* _Given instruction_
Copy nothing but the text: reproduce each line of the listing exactly and leave the pictures out.

* _Source data_

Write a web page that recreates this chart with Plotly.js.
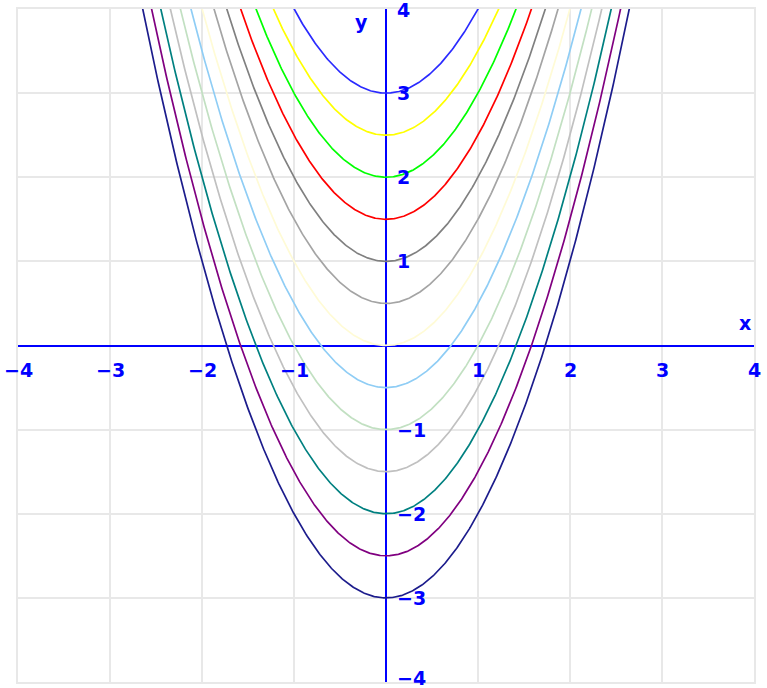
<!DOCTYPE html>
<html>
<head>
<meta charset="utf-8">
<script src="https://cdn.plot.ly/plotly-3.0.1.min.js"></script>
<style>
  html, body { margin: 0; padding: 0; background: #ffffff; }
  #chart { width: 767px; height: 688px; }
</style>
</head>
<body>
<div id="chart"></div>
<script>
// Family of parabolas y = x^2 + c, one curve per vertical offset c
const offsets = [3, 2.5, 2, 1.5, 1, 0.5, 0, -0.5, -1, -1.5, -2, -2.5, -3];
const curveColors = ['#2a2aff', '#ffff00', '#00ff00', '#ff0000', '#808080', '#a4a4a4',
                     '#fffbd6', '#8fcdf5', '#c2e0c2', '#c0c0c0', '#008080', '#800080', '#1c1c8c'];

// Axis tick labels
const xTickVals = [-4, -3, -2, -1, 1, 2, 3, 4];
const xTickText = ['\u22124', '\u22123', '\u22122', '\u22121', '1', '2', '3', '4'];
const yTickVals = [4, 3, 2, 1, -1, -2, -3, -4];
const yTickText = ['4', '3', '2', '1', '\u22121', '\u22122', '\u22123', '\u22124'];

const X_MIN = -4, X_MAX = 4, Y_MAX = 4;
const STEP = 0.01;

const traces = offsets.map((c, i) => {
  const xs = [], ys = [];
  const half = Math.sqrt(Math.max(Y_MAX - c, 0)) + 0.05;
  const lo = Math.max(X_MIN, -half), hi = Math.min(X_MAX, half);
  for (let x = lo; x <= hi + 1e-9; x += STEP) {
    xs.push(x);
    ys.push(x * x + c);
  }
  return {
    type: 'scatter', mode: 'lines', x: xs, y: ys,
    line: { color: curveColors[i], width: 1.7 },
    hoverinfo: 'skip', showlegend: false
  };
});

const labelFont = { family: 'DejaVu Sans', size: 19, color: '#0000ff', weight: 'bold' };

const annotations = [];
xTickVals.forEach((v, i) => annotations.push({
  x: v, y: 0, xref: 'x', yref: 'y', text: xTickText[i], showarrow: false,
  xanchor: 'center', yanchor: 'middle', yshift: -24, font: labelFont
}));
yTickVals.forEach((v, i) => annotations.push({
  x: 0, y: v, xref: 'x', yref: 'y', text: yTickText[i], showarrow: false,
  xanchor: 'left', yanchor: 'middle', xshift: 9,
  // keep the outermost labels inside the page
  yshift: v === -4 ? 4 : (v === 4 ? -1 : 0), font: labelFont
}));
annotations.push({ x: 3.9, y: 0, xref: 'x', yref: 'y', text: 'x', showarrow: false,
  xanchor: 'center', yanchor: 'middle', yshift: 23, font: labelFont });
annotations.push({ x: -0.27, y: 3.85, xref: 'x', yref: 'y', text: 'y', showarrow: false,
  xanchor: 'center', yanchor: 'middle', font: labelFont });

const gridColor = '#e8e8e8';
const axisCommon = {
  range: [-4, 4], dtick: 1, tick0: 0,
  showgrid: true, gridcolor: gridColor, gridwidth: 2,
  showline: true, mirror: true, linecolor: gridColor, linewidth: 2,
  zeroline: true, zerolinecolor: '#0000ff', zerolinewidth: 2,
  showticklabels: false, ticks: '', fixedrange: true
};

const layout = {
  width: 767, height: 688,
  margin: { l: 18, r: 13, t: 9, b: 6 },
  paper_bgcolor: '#ffffff', plot_bgcolor: '#ffffff',
  xaxis: Object.assign({}, axisCommon),
  yaxis: Object.assign({}, axisCommon),
  annotations: annotations,
  showlegend: false
};

Plotly.newPlot('chart', traces, layout, { displayModeBar: false, staticPlot: true });
</script>
</body>
</html>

* _Answer to this exercise_
Write a web page that recreates this chart with Plotly.js.
<!DOCTYPE html>
<html>
<head>
<meta charset="utf-8">
<script src="https://cdn.plot.ly/plotly-3.0.1.min.js"></script>
<style>
  html, body { margin: 0; padding: 0; background: #ffffff; }
  #chart { width: 767px; height: 688px; }
</style>
</head>
<body>
<div id="chart"></div>
<script>
// Family of parabolas y = x^2 + c, one curve per vertical offset c
const offsets = [3, 2.5, 2, 1.5, 1, 0.5, 0, -0.5, -1, -1.5, -2, -2.5, -3];
const curveColors = ['#2a2aff', '#ffff00', '#00ff00', '#ff0000', '#808080', '#a4a4a4',
                     '#fffbd6', '#8fcdf5', '#c2e0c2', '#c0c0c0', '#008080', '#800080', '#1c1c8c'];

// Axis tick labels
const xTickVals = [-4, -3, -2, -1, 1, 2, 3, 4];
const xTickText = ['\u22124', '\u22123', '\u22122', '\u22121', '1', '2', '3', '4'];
const yTickVals = [4, 3, 2, 1, -1, -2, -3, -4];
const yTickText = ['4', '3', '2', '1', '\u22121', '\u22122', '\u22123', '\u22124'];

const X_MIN = -4, X_MAX = 4, Y_MAX = 4;
const STEP = 0.01;

const traces = offsets.map((c, i) => {
  const xs = [], ys = [];
  const half = Math.sqrt(Math.max(Y_MAX - c, 0)) + 0.05;
  const lo = Math.max(X_MIN, -half), hi = Math.min(X_MAX, half);
  for (let x = lo; x <= hi + 1e-9; x += STEP) {
    xs.push(x);
    ys.push(x * x + c);
  }
  return {
    type: 'scatter', mode: 'lines', x: xs, y: ys,
    line: { color: curveColors[i], width: 1.7 },
    hoverinfo: 'skip', showlegend: false
  };
});

const labelFont = { family: 'DejaVu Sans', size: 19, color: '#0000ff', weight: 'bold' };

const annotations = [];
xTickVals.forEach((v, i) => annotations.push({
  x: v, y: 0, xref: 'x', yref: 'y', text: xTickText[i], showarrow: false,
  xanchor: 'center', yanchor: 'middle', yshift: -24, font: labelFont
}));
yTickVals.forEach((v, i) => annotations.push({
  x: 0, y: v, xref: 'x', yref: 'y', text: yTickText[i], showarrow: false,
  xanchor: 'left', yanchor: 'middle', xshift: 9,
  // keep the outermost labels inside the page
  yshift: v === -4 ? 4 : (v === 4 ? -1 : 0), font: labelFont
}));
annotations.push({ x: 3.9, y: 0, xref: 'x', yref: 'y', text: 'x', showarrow: false,
  xanchor: 'center', yanchor: 'middle', yshift: 23, font: labelFont });
annotations.push({ x: -0.27, y: 3.85, xref: 'x', yref: 'y', text: 'y', showarrow: false,
  xanchor: 'center', yanchor: 'middle', font: labelFont });

const gridColor = '#e8e8e8';
const axisCommon = {
  range: [-4, 4], dtick: 1, tick0: 0,
  showgrid: true, gridcolor: gridColor, gridwidth: 2,
  showline: true, mirror: true, linecolor: gridColor, linewidth: 2,
  zeroline: true, zerolinecolor: '#0000ff', zerolinewidth: 2,
  showticklabels: false, ticks: '', fixedrange: true
};

const layout = {
  width: 767, height: 688,
  margin: { l: 18, r: 13, t: 9, b: 6 },
  paper_bgcolor: '#ffffff', plot_bgcolor: '#ffffff',
  xaxis: Object.assign({}, axisCommon),
  yaxis: Object.assign({}, axisCommon),
  annotations: annotations,
  showlegend: false
};

Plotly.newPlot('chart', traces, layout, { displayModeBar: false, staticPlot: true });
</script>
</body>
</html>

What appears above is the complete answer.